Synthesis and Thin Film Morphology of Rod-Rod Polythiophene-b-Polyfluorene Conjugated Copolymers

Wednesday, November 10, 2010: 5:20 PM
250 C Room (Salt Palace Convention Center)
Rafael Verduzco1, Seth B. Darling2, Ioan Botiz2, Deanna Pickel3, Kunlun Hong3 and S. Michael Kilbey4, (1)Chemical and Biomolecular Engineering, Rice University, Houston, TX, (2)Center for Nanoscale Materials, Argonne National Laboratory, Argonne, IL, (3)Center for Nanophase Materials Sciences, Oak Ridge National Laboratory, Oak Ridge, TN, (4)Departments of Chemistry and of Chemical and Biomolecular Engineering, University of Tennessee, Knoxville, TN

Polymer solar cells generally lack well-ordered active layers for the conversion of light to electricity. Ideally, the active layer should consist of well-organized p- and n-type regions with long-range order and dimensions not significantly larger than 10 nm.

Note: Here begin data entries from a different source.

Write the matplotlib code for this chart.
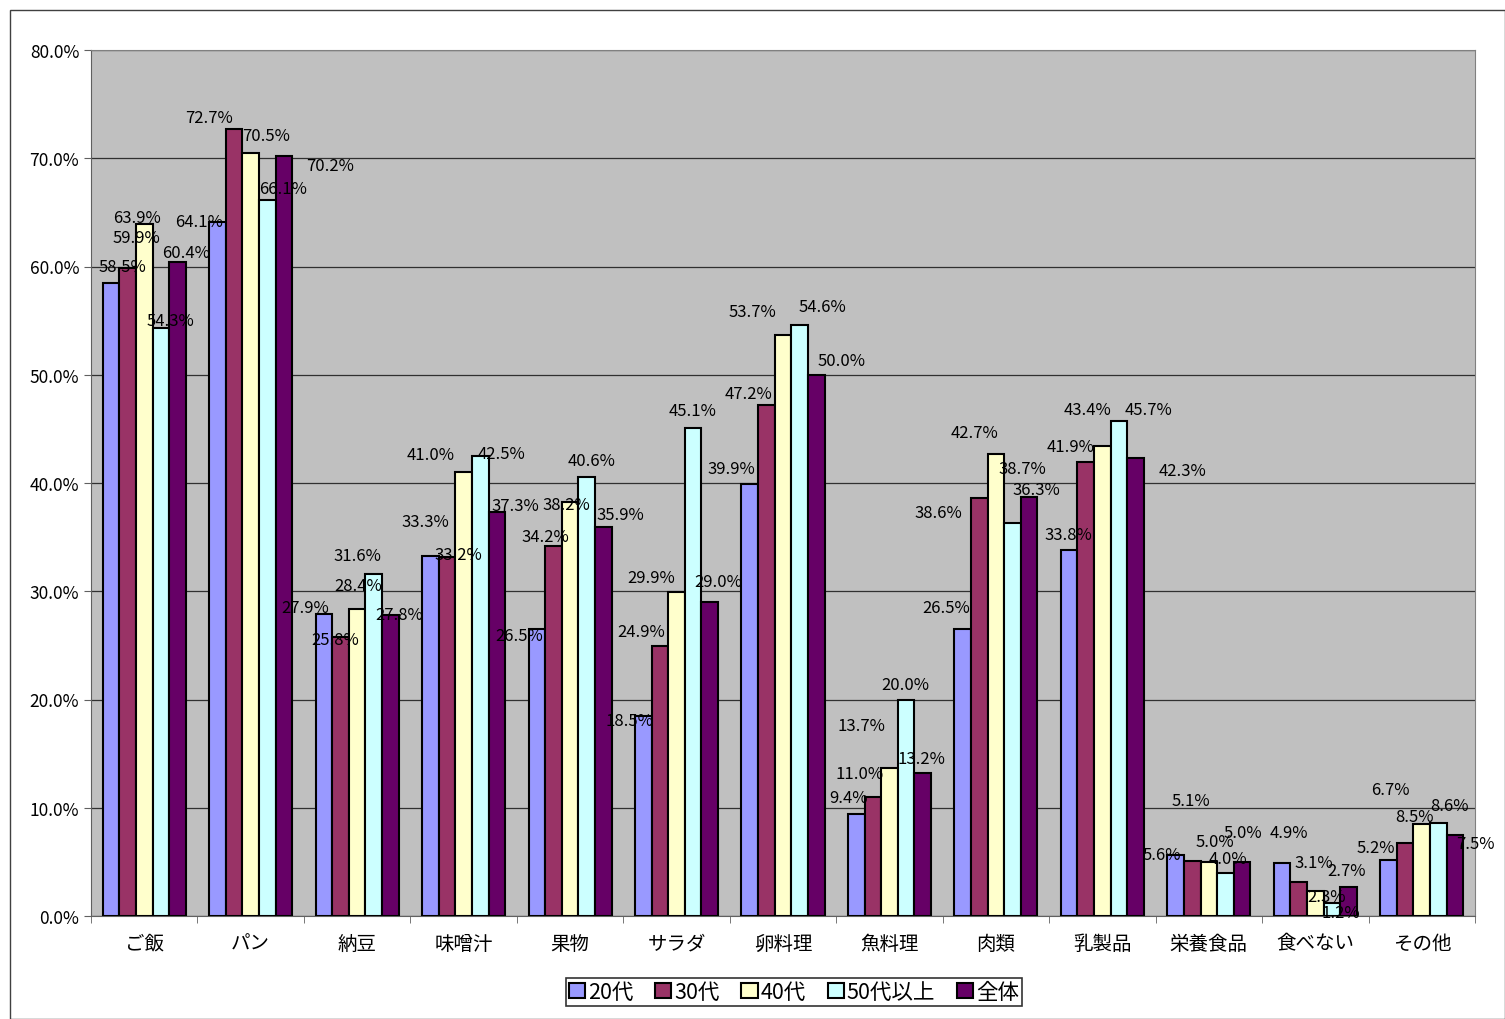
import numpy as np
import matplotlib.pyplot as plt
from matplotlib.patches import Rectangle
from matplotlib.ticker import MultipleLocator, FuncFormatter

plt.rcParams['font.family'] = ['Noto Sans CJK JP', 'DejaVu Sans']

categories = ['ご飯', 'パン', '納豆', '味噌汁', '果物', 'サラダ', '卵料理',
              '魚料理', '肉類', '乳製品', '栄養食品', '食べない', 'その他']
series_names = ['20代', '30代', '40代', '50代以上', '全体']

v_20 = [58.5, 64.1, 27.9, 33.3, 26.5, 18.5, 39.9, 9.4, 26.5, 33.8, 5.6, 4.9, 5.2]
v_30 = [59.9, 72.7, 25.8, 33.2, 34.2, 24.9, 47.2, 11.0, 38.6, 41.9, 5.1, 3.1, 6.7]
v_40 = [63.9, 70.5, 28.4, 41.0, 38.2, 29.9, 53.7, 13.7, 42.7, 43.4, 5.0, 2.3, 8.5]
v_50 = [54.3, 66.1, 31.6, 42.5, 40.6, 45.1, 54.6, 20.0, 36.3, 45.7, 4.0, 1.2, 8.6]
v_all = [60.4, 70.2, 27.8, 37.3, 35.9, 29.0, 50.0, 13.2, 38.7, 42.3, 5.0, 2.7, 7.5]
series = [v_20, v_30, v_40, v_50, v_all]

colors = ['#9999FF', '#993366', '#FFFFCC', '#CCFFFF', '#660066']

# label offsets in pixels from bar top centre (dx, dy up), per category, per series
label_offsets = [
    [(11, 16), (9, 30), (-7, 7), (10, 8), (9, 10)],
    [(-18, 1), (-25, 12), (15, 17), (16, 12), (46, -9)],
    [(-19, 6), (-5, -3), (1, 23), (-16, 18), (9, 1)],
    [(-5, 34), (11, 2), (-33, 18), (21, 2), (19, 7)],
    [(-18, -6), (-8, 9), (-4, -2), (5, 16), (17, 13)],
    [(-14, -5), (-19, 15), (-25, 15), (-1, 17), (8, 21)],
    [(-18, 16), (-18, 12), (-31, 23), (23, 18), (25, 14)],
    [(-8, 17), (-13, 23), (-28, 42), (-1, 15), (-1, 15)],
    [(-17, 22), (-41, -14), (-21, 21), (24, 34), (-7, 29)],
    [(-1, 16), (-15, 16), (-15, 37), (30, 12), (47, -12)],
    [(-14, 1), (-1, 60), (6, 20), (2, 14), (1, 29)],
    [(7, 30), (15, 20), (11, -5), (9, -9), (-2, 16)],
    [(-13, 12), (-15, 54), (-7, 7), (11, 17), (20, -9)],
]

fig = plt.figure(figsize=(15.05, 10.2), dpi=100)
fig.patches.append(Rectangle((10 / 1505, 0.0), 1 - 10 / 1505, 1 - 11 / 1020,
                             transform=fig.transFigure, fill=False,
                             edgecolor='#404040', linewidth=1))
ax = fig.add_axes([91 / 1505, 103 / 1020, 1384 / 1505, 866 / 1020])
ax.set_facecolor('#C0C0C0')

x = np.arange(len(categories))
width = 0.156
for j, (vals, name, col) in enumerate(zip(series, series_names, colors)):
    pos = x + (j - 2) * width
    ax.bar(pos, vals, width, color=col, edgecolor='black', linewidth=1.5,
           label=name, zorder=3)
    for i, v in enumerate(vals):
        dx, dy = label_offsets[i][j]
        ax.annotate(f'{v:.1f}%', (pos[i], v), xytext=(dx, dy),
                    textcoords='offset pixels', ha='center', va='center',
                    fontsize=12, color='black', zorder=4)

ax.set_xlim(-0.5, len(categories) - 0.5)
ax.set_ylim(0, 80)
ax.yaxis.set_major_locator(MultipleLocator(10))
ax.yaxis.set_major_formatter(FuncFormatter(lambda v, p: f'{v:.1f}%'))
ax.grid(axis='y', color='#303030', linewidth=0.9, zorder=1)
ax.set_axisbelow(True)

ax.set_xticks(x)
ax.set_xticklabels(categories, fontsize=14)
ax.set_xticks(np.arange(-0.5, len(categories)), minor=True)
ax.tick_params(axis='x', which='major', length=0, pad=12)
ax.tick_params(axis='x', which='minor', length=5, color='#606060')
ax.tick_params(axis='y', labelsize=12.5, length=5, color='#606060')

for side in ['top', 'right']:
    ax.spines[side].set_color('#808080')
for side in ['left', 'bottom']:
    ax.spines[side].set_color('#606060')

leg = fig.legend(loc='center', bbox_to_anchor=(794 / 1505, 1 - 993 / 1020),
                 ncol=5, fontsize=15.5, frameon=True, fancybox=False,
                 edgecolor='black', handlelength=0.75, handleheight=0.75,
                 handletextpad=0.15, columnspacing=1.0, borderpad=0.15)
leg.get_frame().set_linewidth(1.2)

fig.savefig('out.png', dpi=100)
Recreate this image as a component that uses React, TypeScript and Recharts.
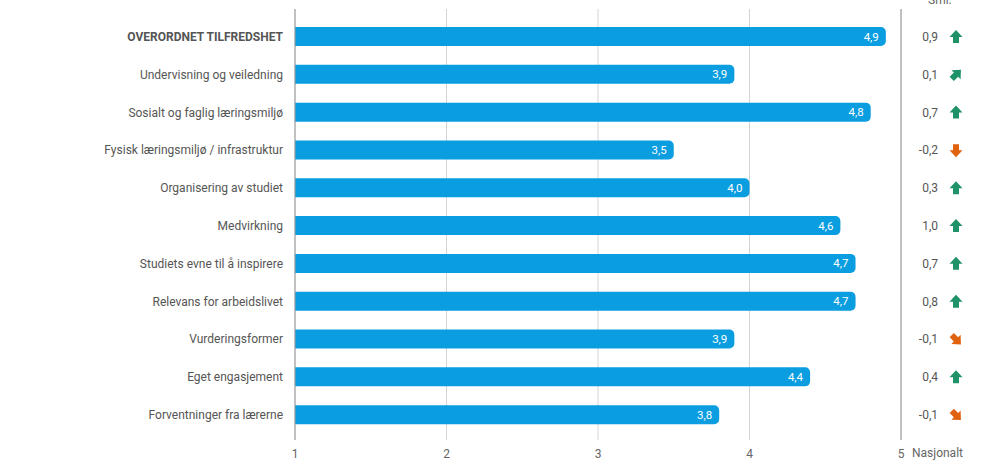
import React from 'react';
import { BarChart, Bar, XAxis, YAxis, CartesianGrid, LabelList } from 'recharts';

const categories = [
  'OVERORDNET TILFREDSHET',
  'Undervisning og veiledning',
  'Sosialt og faglig læringsmiljø',
  'Fysisk læringsmiljø / infrastruktur',
  'Organisering av studiet',
  'Medvirkning',
  'Studiets evne til å inspirere',
  'Relevans for arbeidslivet',
  'Vurderingsformer',
  'Eget engasjement',
  'Forventninger fra lærerne',
];
const scores = [4.9, 3.9, 4.8, 3.5, 4.0, 4.6, 4.7, 4.7, 3.9, 4.4, 3.8];
const diffs = [0.9, 0.1, 0.7, -0.2, 0.3, 1.0, 0.7, 0.8, -0.1, 0.4, -0.1];
const xTicks = [1, 2, 3, 4, 5];

const data = categories.map((name, i) => ({ name, score: scores[i], diff: diffs[i] }));

const FONT = 'Roboto, "Noto Sans", sans-serif';
const fmt = (v: number) => v.toFixed(1).replace('.', ',');

const LeftTick = (props: any) => {
  const { x, y, payload, index } = props;
  return (
    <text
      x={x - 4}
      y={y}
      dy={4}
      textAnchor="end"
      fontFamily={FONT}
      fontSize={12}
      fontWeight={index === 0 ? 700 : 400}
      fill="#555"
    >
      {payload.value}
    </text>
  );
};

const Arrow = ({ cx, cy, diff }: { cx: number; cy: number; diff: number }) => {
  const small = Math.abs(diff) < 0.2;
  const up = diff >= 0;
  let rot = 0;
  if (up && small) rot = 45;
  else if (up) rot = 0;
  else if (small) rot = 135;
  else rot = 180;
  const color = up ? '#1f9268' : '#e0620f';
  const d = 'M0,-7 L6.5,0 L3,0 L3,6 L-3,6 L-3,0 L-6.5,0 Z';
  return <path d={d} fill={color} transform={`translate(${cx},${cy}) rotate(${rot})`} />;
};

const RightTick = (props: any) => {
  const { x, y, index } = props;
  const diff = diffs[index];
  return (
    <g>
      <text
        x={x + 29}
        y={y}
        dy={4}
        textAnchor="end"
        fontFamily={FONT}
        fontSize={12}
        fill="#555"
      >
        {fmt(diff)}
      </text>
      <Arrow cx={x + 47} cy={y} diff={diff} />
    </g>
  );
};

export default function App() {
  return (
    <div style={{ position: 'absolute', left: 0, top: 0, width: 984, height: 472, background: '#fff' }}>
      <BarChart
        width={984}
        height={472}
        data={data}
        layout="vertical"
        margin={{ top: 9, right: 0, bottom: 0, left: 0 }}
      >
        <CartesianGrid horizontal={false} vertical stroke="#d4d4d4" />
        <XAxis
          type="number"
          domain={[1, 5]}
          ticks={xTicks}
          axisLine={false}
          tickLine={false}
          height={32}
          tick={{ fill: '#666', fontSize: 12, fontFamily: FONT }}
          tickMargin={3}
        />
        <YAxis
          yAxisId="left"
          type="category"
          dataKey="name"
          width={295}
          axisLine={{ stroke: '#999' }}
          tickLine={false}
          tick={<LeftTick />}
          padding={{ top: 9, bottom: 6 }}
          interval={0}
        />
        <YAxis
          yAxisId="right"
          orientation="right"
          type="category"
          dataKey="name"
          width={83}
          axisLine={{ stroke: '#999' }}
          tickLine={false}
          tick={<RightTick />}
          padding={{ top: 9, bottom: 6 }}
          interval={0}
        />
        <Bar
          yAxisId="left"
          dataKey="score"
          fill="#0a9de0"
          barSize={19}
          radius={[0, 5, 5, 0]}
          isAnimationActive={false}
        >
          <LabelList
            dataKey="score"
            position="insideRight"
            offset={7}
            fill="#fff"
            fontSize={11.5}
            fontFamily={FONT}
            formatter={(v: any) => fmt(Number(v))}
          />
        </Bar>
      </BarChart>
      <div
        style={{
          position: 'absolute',
          left: 928,
          top: -7,
          fontFamily: FONT,
          fontSize: 12,
          color: '#666',
          lineHeight: '14px',
        }}
      >
        Sml.
      </div>
      <div
        style={{
          position: 'absolute',
          left: 912,
          top: 446,
          fontFamily: FONT,
          fontSize: 12,
          color: '#666',
          lineHeight: '14px',
        }}
      >
        Nasjonalt
      </div>
    </div>
  );
}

Block copolymer self-assembly can achieve ordered nanoscale domains, but the study of all conjugated block copolymers for photovoltaics is limited. Here, we present the synthesis and characterization of rod-rod all-conjugated block copolymers using a combination of Grignard metathesis (GRIM) polymerization and Suzuki polymerization. GRIM is used to prepare an end-functionalized poly(3-hexylthiophene) polymer. A Suzuki polycondensation of a fluorenyl monomer is subsequently carried out in the presence of the end-functionalized polythiophene to prepare a mixture of block copolymers and homopolymers. The copolymer can be isolated using solvent extraction and column chromatography. NMR, SEC-RI, and SEC-UV/Vis show that the final products contain the desired block copolymers with little or no homopolymer impurities. Futhermore, comonomers such as benzothiadiazole can be incorporated into the Suzuki polycondensation step to tune the optoelectronic properties of the resulting copolymer. We will present the synthesis and characterization of the copolymers as well as preliminary AFM and transient photoabsorption studies on polymeric thin films. We will also discuss the potential for the use of related block copolymers in polymeric OPVs.